Proves the origin, consent, and lineage of data with a provider-normalized schema and public audit views.

CDR: confidentiality

Keeps the underlying data encrypted, with threshold decryption gated by on-chain access control.

IP & Licensing: rights

Defines who owns the data and the terms under which it can be used.
Together they let a provider register data that is provable (Trace), confidential (CDR), and governed by clear usage rights (IP & Licensing).

The Trace Schema

Every provider maps its own payload onto a single shared shape, the Trace Schema (schema_version: trace-v1.0), and includes its full original payload under provider_payload so no provider-specific detail is lost. The normalized fields are the portable contract that the Trace frontend, audit flows, and other providers all rely on. The schema covers:
  • file: content hash (content_sha256), MIME type, media category, perceptual hashes (phash64, dhash64, ahash64, keyframe hashes), and non-PII capture/upload behavior signals.
  • user / contributor: KYC status and country, tax status, account verification status, and the exact Terms of Service / Privacy Policy versions, hashes, and URIs the contributor accepted.
  • app: platform name and legal entity behind the integration.
  • timestamps: when the content was captured, uploaded, and occurred.
  • attestation: payload hash and an optional provider signature for independent verification.
  • provider_payload: the provider’s full original public payload.

How Providers Integrate

Integration is a REST flow keyed by an API key and provider scope, no SDK required.

Integration Guide

The complete write, read, search, and scoped-group API, the Trace Schema, and limits/retry behavior.

Become a provider

Reach out to get a provider scope and staging API key.
A provider:
  1. Receives a provider scope (e.g.
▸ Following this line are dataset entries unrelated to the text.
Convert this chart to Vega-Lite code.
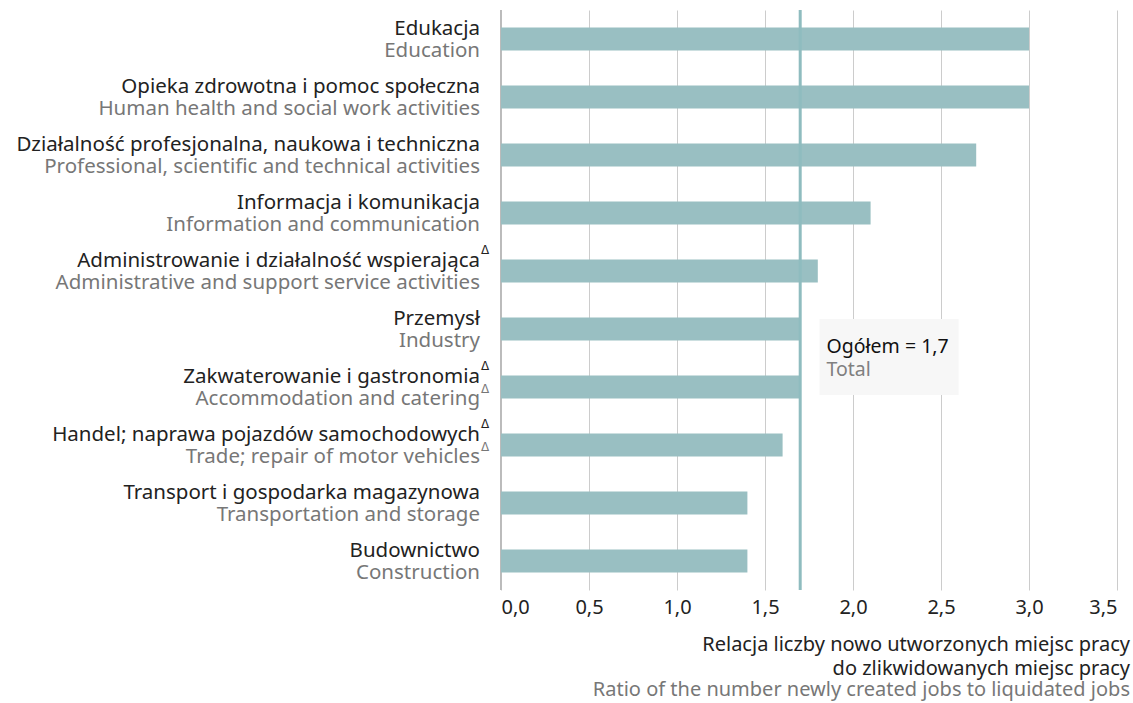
{
  "$schema": "https://vega.github.io/schema/vega-lite/v6.json",
  "autosize": "none",
  "width": 616,
  "height": 580,
  "padding": {"left": 501, "top": 10, "right": 16, "bottom": 113},
  "background": "white",
  "config": {
    "font": "Noto Sans",
    "view": {"stroke": null}
  },
  "title": {
    "text": ["Relacja liczby nowo utworzonych miejsc pracy", "do zlikwidowanych miejsc pracy"],
    "subtitle": "Ratio of the number newly created jobs to liquidated jobs",
    "orient": "bottom",
    "anchor": "end",
    "font": "Noto Sans",
    "fontSize": 20,
    "fontWeight": "normal",
    "color": "#222222",
    "lineHeight": 24,
    "subtitleFont": "Noto Sans",
    "subtitleFontSize": 20,
    "subtitleColor": "#777777",
    "subtitleLineHeight": 24,
    "subtitlePadding": 1,
    "offset": 18,
    "dx": 13
  },
  "datasets": {
    "rows": [
      {"pl": "Edukacja", "en": "Education", "value": 3.0, "dpl": false, "den": false},
      {"pl": "Opieka zdrowotna i pomoc społeczna", "en": "Human health and social work activities", "value": 3.0, "dpl": false, "den": false},
      {"pl": "Działalność profesjonalna, naukowa i techniczna", "en": "Professional, scientific and technical activities", "value": 2.7, "dpl": false, "den": false},
      {"pl": "Informacja i komunikacja", "en": "Information and communication", "value": 2.1, "dpl": false, "den": false},
      {"pl": "Administrowanie i działalność wspierająca", "en": "Administrative and support service activities", "value": 1.8, "dpl": true, "den": false},
      {"pl": "Przemysł", "en": "Industry", "value": 1.7, "dpl": false, "den": false},
      {"pl": "Zakwaterowanie i gastronomia", "en": "Accommodation and catering", "value": 1.7, "dpl": true, "den": true},
      {"pl": "Handel; naprawa pojazdów samochodowych", "en": "Trade; repair of motor vehicles", "value": 1.6, "dpl": true, "den": true},
      {"pl": "Transport i gospodarka magazynowa", "en": "Transportation and storage", "value": 1.4, "dpl": false, "den": false},
      {"pl": "Budownictwo", "en": "Construction", "value": 1.4, "dpl": false, "den": false}
    ],
    "total": [
      {"pl": "Przemysł", "value": 1.7, "label": "Ogółem = 1,7", "sub": "Total", "x1": 1.81, "x2": 2.6}
    ]
  },
  "encoding": {
    "y": {
      "field": "pl",
      "type": "nominal",
      "sort": null,
      "scale": {"domain": ["Edukacja", "Opieka zdrowotna i pomoc społeczna", "Działalność profesjonalna, naukowa i techniczna", "Informacja i komunikacja", "Administrowanie i działalność wspierająca", "Przemysł", "Zakwaterowanie i gastronomia", "Handel; naprawa pojazdów samochodowych", "Transport i gospodarka magazynowa", "Budownictwo"], "paddingInner": 0.6, "paddingOuter": 0.3},
      "axis": null
    }
  },
  "layer": [
    {
      "data": {"name": "total"},
      "mark": {"type": "bar", "color": "#f7f7f7", "height": 76, "yOffset": 28},
      "encoding": {
        "x": {"field": "x1", "type": "quantitative", "scale": {"domain": [0, 3.5], "nice": false}, "axis": {"values": [0, 0.5, 1, 1.5, 2, 2.5, 3, 3.5], "labelExpr": "replace(format(datum.value, '.1f'), '.', ',')", "grid": true, "gridColor": "#cccccc", "gridWidth": 1, "domain": false, "ticks": false, "labelFontSize": 20, "labelColor": "#222222", "labelPadding": 7, "title": null}},
        "x2": {"field": "x2"}
      }
    },
    {
      "data": {"name": "rows"},
      "mark": {"type": "rule", "color": "#bbbbbb", "strokeWidth": 1},
      "encoding": {"x": {"datum": 0}, "y": null}
    },
    {
      "data": {"name": "rows"},
      "mark": {"type": "bar", "color": "#99bfc2"},
      "encoding": {"x": {"field": "value", "type": "quantitative"}}
    },
    {
      "data": {"name": "total"},
      "mark": {"type": "rule", "color": "#8fbcbf", "strokeWidth": 3},
      "encoding": {"x": {"field": "value", "type": "quantitative"}, "y": null}
    },
    {
      "data": {"name": "total"},
      "mark": {"type": "text", "align": "left", "baseline": "middle", "fontSize": 19.5, "color": "#111111", "dx": 7, "dy": 18, "font": "Noto Sans"},
      "encoding": {"x": {"field": "x1", "type": "quantitative"}, "text": {"field": "label"}}
    },
    {
      "data": {"name": "total"},
      "mark": {"type": "text", "align": "left", "baseline": "middle", "fontSize": 19.5, "color": "#808080", "dx": 7, "dy": 41, "font": "Noto Sans"},
      "encoding": {"x": {"field": "x1", "type": "quantitative"}, "text": {"field": "sub"}}
    },
    {
      "data": {"name": "rows"},
      "mark": {"type": "text", "align": "right", "baseline": "middle", "fontSize": 20.5, "color": "#222222", "dx": -21, "dy": -10.5, "font": "Noto Sans"},
      "encoding": {"x": {"datum": 0}, "text": {"field": "pl"}}
    },
    {
      "data": {"name": "rows"},
      "mark": {"type": "text", "align": "right", "baseline": "middle", "fontSize": 20.5, "color": "#777777", "dx": -21, "dy": 12, "font": "Noto Sans"},
      "encoding": {"x": {"datum": 0}, "text": {"field": "en"}}
    },
    {
      "data": {"name": "rows"},
      "transform": [{"filter": "datum.dpl"}],
      "mark": {"type": "text", "align": "left", "baseline": "middle", "fontSize": 12, "color": "#222222", "dx": -20, "dy": -21, "font": "DejaVu Sans", "text": "Δ"},
      "encoding": {"x": {"datum": 0}}
    },
    {
      "data": {"name": "rows"},
      "transform": [{"filter": "datum.den"}],
      "mark": {"type": "text", "align": "left", "baseline": "middle", "fontSize": 12, "color": "#777777", "dx": -20, "dy": 2, "font": "DejaVu Sans", "text": "Δ"},
      "encoding": {"x": {"datum": 0}}
    }
  ]
}
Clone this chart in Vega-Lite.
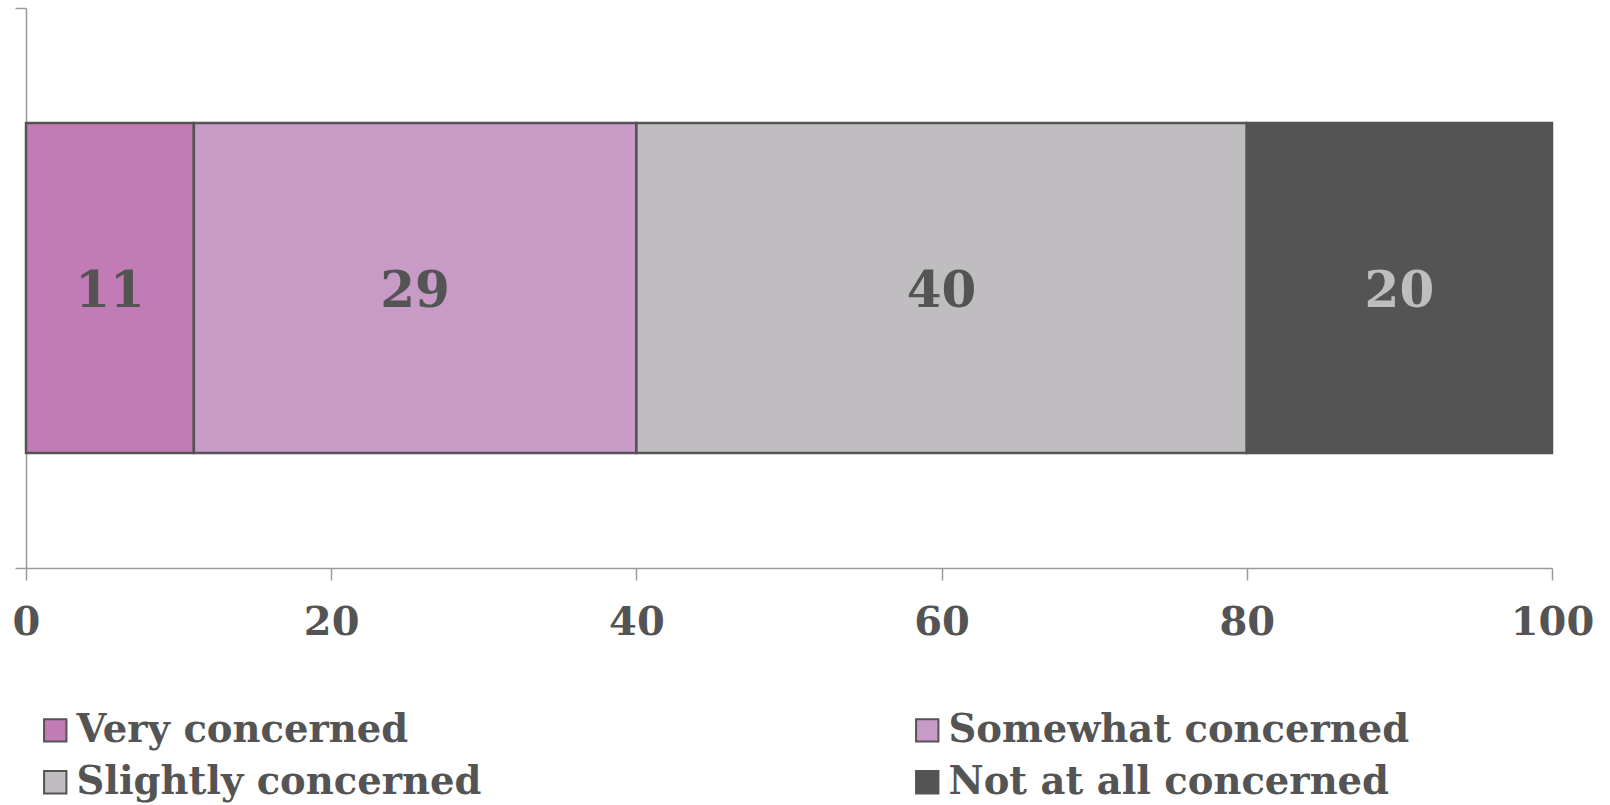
{
  "$schema": "https://vega.github.io/schema/vega-lite/v6.json",
  "width": 1526,
  "height": 560,
  "autosize": {"type": "none"},
  "padding": {"left": 26, "top": 8, "right": 58, "bottom": 237},
  "background": "#ffffff",
  "config": {
    "view": {"stroke": null},
    "font": "DejaVu Serif"
  },
  "data": {
    "values": [
      {"q": "Q", "category": "Very concerned", "rank": 1, "value": 11},
      {"q": "Q", "category": "Somewhat concerned", "rank": 2, "value": 29},
      {"q": "Q", "category": "Slightly concerned", "rank": 3, "value": 40},
      {"q": "Q", "category": "Not at all concerned", "rank": 4, "value": 20}
    ]
  },
  "encoding": {
    "y": {
      "field": "q",
      "type": "nominal",
      "scale": {"paddingInner": 0, "paddingOuter": 0},
      "axis": {
        "title": null,
        "labels": false,
        "domainColor": "#9a9a9a",
        "domainWidth": 1.5,
        "tickColor": "#9a9a9a",
        "tickWidth": 1.5,
        "tickSize": 11,
        "tickBand": "extent"
      }
    }
  },
  "layer": [
    {
      "mark": {"type": "bar", "size": 330, "stroke": "#545454", "strokeWidth": 2.5},
      "encoding": {
        "x": {
          "field": "value",
          "type": "quantitative",
          "stack": "zero",
          "scale": {"domain": [0, 100], "nice": false},
          "axis": {
            "title": null,
            "values": [0, 20, 40, 60, 80, 100],
            "grid": false,
            "domainColor": "#9a9a9a",
            "domainWidth": 1.5,
            "tickColor": "#9a9a9a",
            "tickWidth": 1.5,
            "tickSize": 12,
            "labelFont": "DejaVu Serif",
            "labelFontWeight": "bold",
            "labelFontSize": 40,
            "labelColor": "#545454",
            "labelPadding": 22,
            "labelFlush": false,
            "labelOverlap": false
          }
        },
        "order": {"field": "rank", "type": "quantitative"},
        "color": {
          "field": "category",
          "type": "nominal",
          "sort": ["Very concerned", "Somewhat concerned", "Slightly concerned", "Not at all concerned"],
          "scale": {
            "domain": ["Very concerned", "Somewhat concerned", "Slightly concerned", "Not at all concerned"],
            "range": ["#C17BB5", "#C89BC7", "#BFBDBF", "#545454"]
          },
          "legend": {
            "title": null,
            "orient": "none",
            "legendX": 10,
            "legendY": 703,
            "direction": "horizontal",
            "columns": 2,
            "columnPadding": 426,
            "rowPadding": 13,
            "symbolType": "square",
            "symbolSize": 500,
            "symbolStrokeColor": "#545454",
            "symbolStrokeWidth": 2,
            "symbolOpacity": 1,
            "labelFont": "DejaVu Serif",
            "labelFontWeight": "bold",
            "labelFontSize": 38.5,
            "labelColor": "#545454",
            "labelOffset": 2,
            "labelLimit": 800
          }
        }
      }
    },
    {
      "mark": {"type": "text", "font": "DejaVu Serif", "fontWeight": "bold", "fontSize": 50, "baseline": "middle", "align": "center", "dy": 4},
      "encoding": {
        "x": {"field": "value", "type": "quantitative", "stack": "zero", "bandPosition": 0.5},
        "order": {"field": "rank", "type": "quantitative"},
        "detail": {"field": "category"},
        "text": {"field": "value", "type": "quantitative"},
        "color": {
          "condition": {"test": "datum.category === 'Not at all concerned'", "value": "#BFBDBF"},
          "value": "#545454"
        }
      }
    }
  ]
}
X-Provider: kled) and an API key.
  2. Registers records in batches via the webhook endpoint, sending normalized Trace fields plus its full original payload.
  3. Submits metadata updates over time as KYC, consent, or other mutable fields change: each update is the full latest state, independently verifiable.
  4. Sets its active Terms of Service and Privacy Policy through the provider policy endpoint.
Reads, search, stats, feeds, and scoped-group summaries are public audit views keyed by the global data_id, with provider available as an optional filter.